Is Losers Queue Real?
“Losers queue” is one of the most talked-about memes in the League of Legends community, having long replaced "elo hell" as a gag. When you're on a win streak, the game starts stacking the odds against you by giving you bad teammates, or stronger opponents.
The sudden drop in winrate is supposed to keep you hooked, playing for longer, coming back for more sessions to try and break out of your rank.
So, is losers queue real? The answer is very simple.
No. It's not.
A lot of players bring it up after a losing streak or a frustrating match. Reddit threads, memes, even streamer rants keep the myth alive, and it’s easy to see why. When games start feeling out of your control, blaming a hidden system feels more comfortable than thinking your gameplay might need work.

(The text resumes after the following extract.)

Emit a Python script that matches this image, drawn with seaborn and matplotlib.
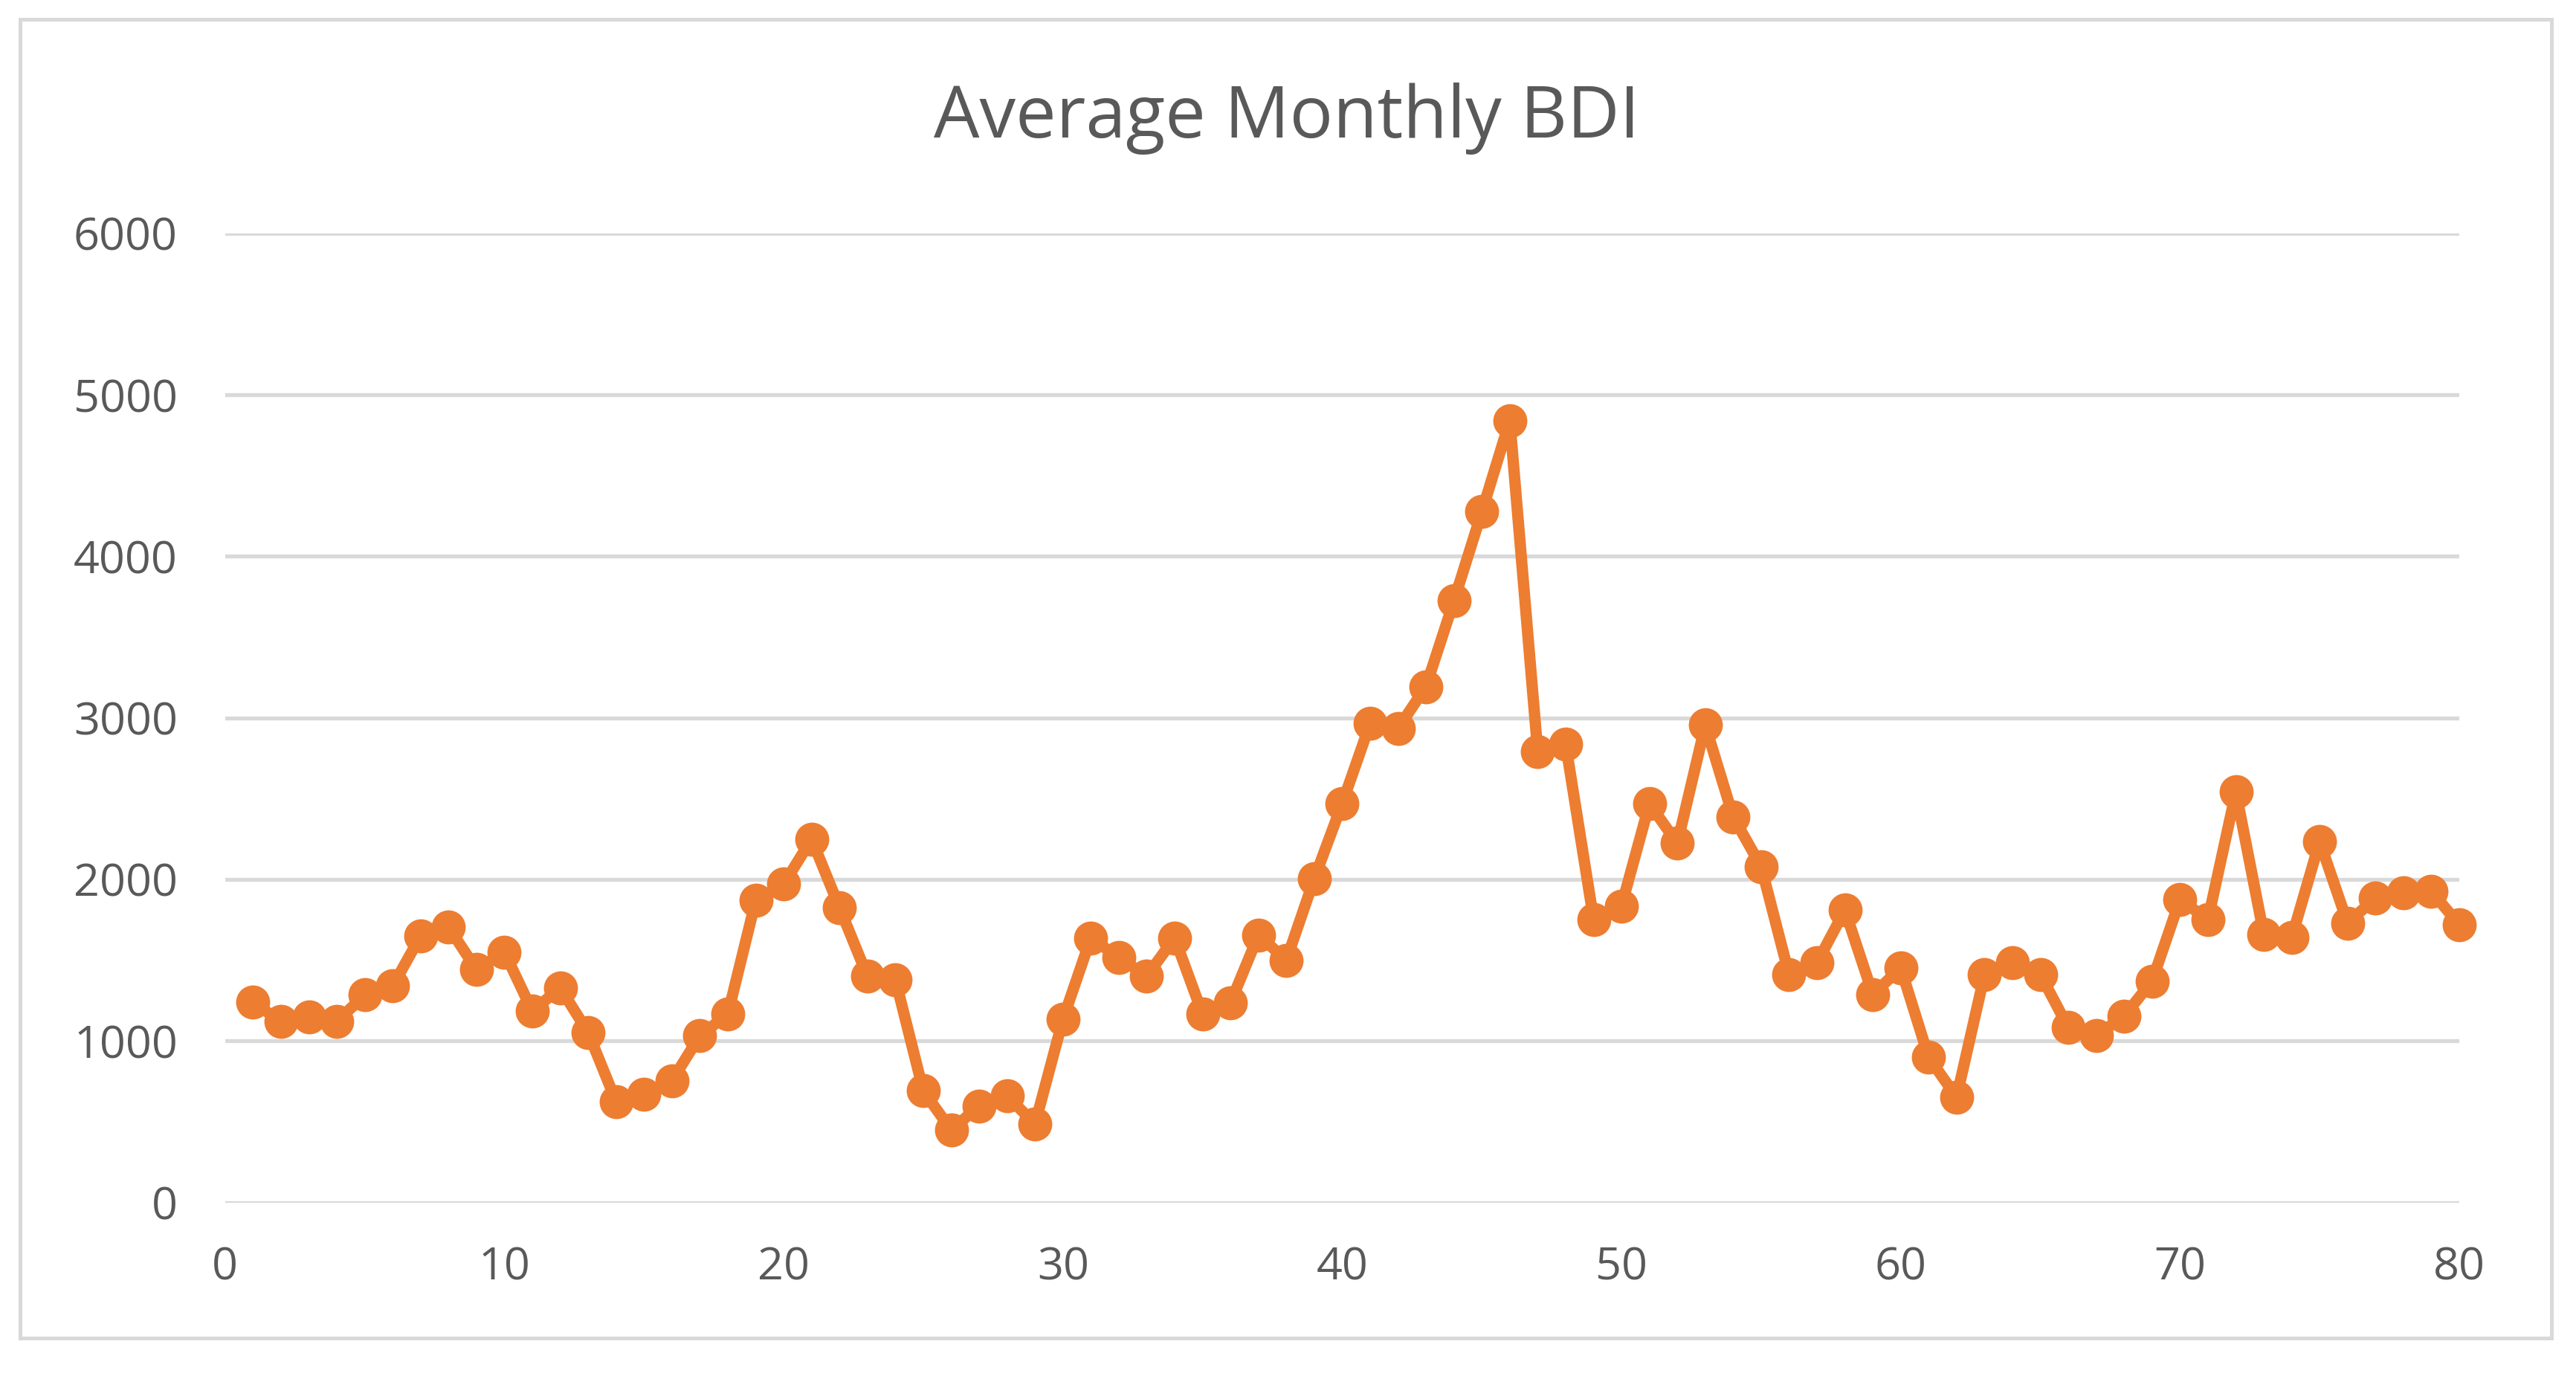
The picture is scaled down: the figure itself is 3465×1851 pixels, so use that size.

But what’s actually going on? Does Riot really have a system that puts you into a queue designed to make you lose? Or is this just another myth that gets stronger every time someone loses three games in a row?
What is the Losers Queue in League of Legends?
The “losers queue” isn’t an official term, and it’s completely different from low priority queue, which is an official term. The belief is that if you win too many games in a row, the matchmaking system will start giving you worse teammates or tougher opponents on purpose. The idea is that the system is trying to force your win rate to stay around 50%. A similar phrase to "losers queue" also includes "enforced 50% wr".

This theory didn’t come from Riot. It grew out of frustration and patterns that seem to happen during losing streaks. You’ll see it brought up all over Reddit, YouTube comments, Twitch chats, and Discord servers. Someone loses three games in a row, and suddenly their teammates can’t farm, their jungler is AFK, and their bot lane is 0/10 at ten minutes every single game.
It feels like the game is working against you. And when it happens often enough, it’s easy to believe something deeper is at play.
Why Do Players Believe in Losers Queue?
People believe in losers queue because it feels real. You win a few games, you're feeling confident—and then suddenly it all crashes. Your teammates seem worse, the enemy laners are smurfing, and the game feels harder for no clear reason. That emotional whiplash sticks with you.
Humans are wired to perceive patterns where there are none, and this is where we tend to form biases.
However, the problem isn’t always the matchmaking. Sometimes it’s
you. After a win streak, players tend to relax or get overconfident. And if you’ve ranked up, you're now facing stronger opponents. What feels like sabotage might just be tougher games—because you're climbing.
There’s also the classic “tilt spiral.” One bad game turns into another, and before you know it, your mental is shot, you're playing worse, and you're blaming the system instead of taking a break.
Different players work differently, depending on circumstances. Some players find it hard to get into long win streaks, because they get overconfident, stop farming and throw. Some others find it hard to go into long loss streaks, because they immediately stop playing for the day when they lose.
How Does Matchmaking Actually Work in LoL?
The matchmaking system in League of Legends is designed to create fair matches based on skill, not to punish or favor anyone.
For a second, try to put yourself in the place of somebody designing the algorithm for matchmaking. How would you be able to possibly enforce a 50% winrate consistently? If you keep shoving random teams from lower elo against high elo opponents, this would mean you're giving easy wins to the other team. Does this mean "winners queue" exists too?
The moment you start thinking about the logistics involved in creating this kind of system, the argument starts to break down.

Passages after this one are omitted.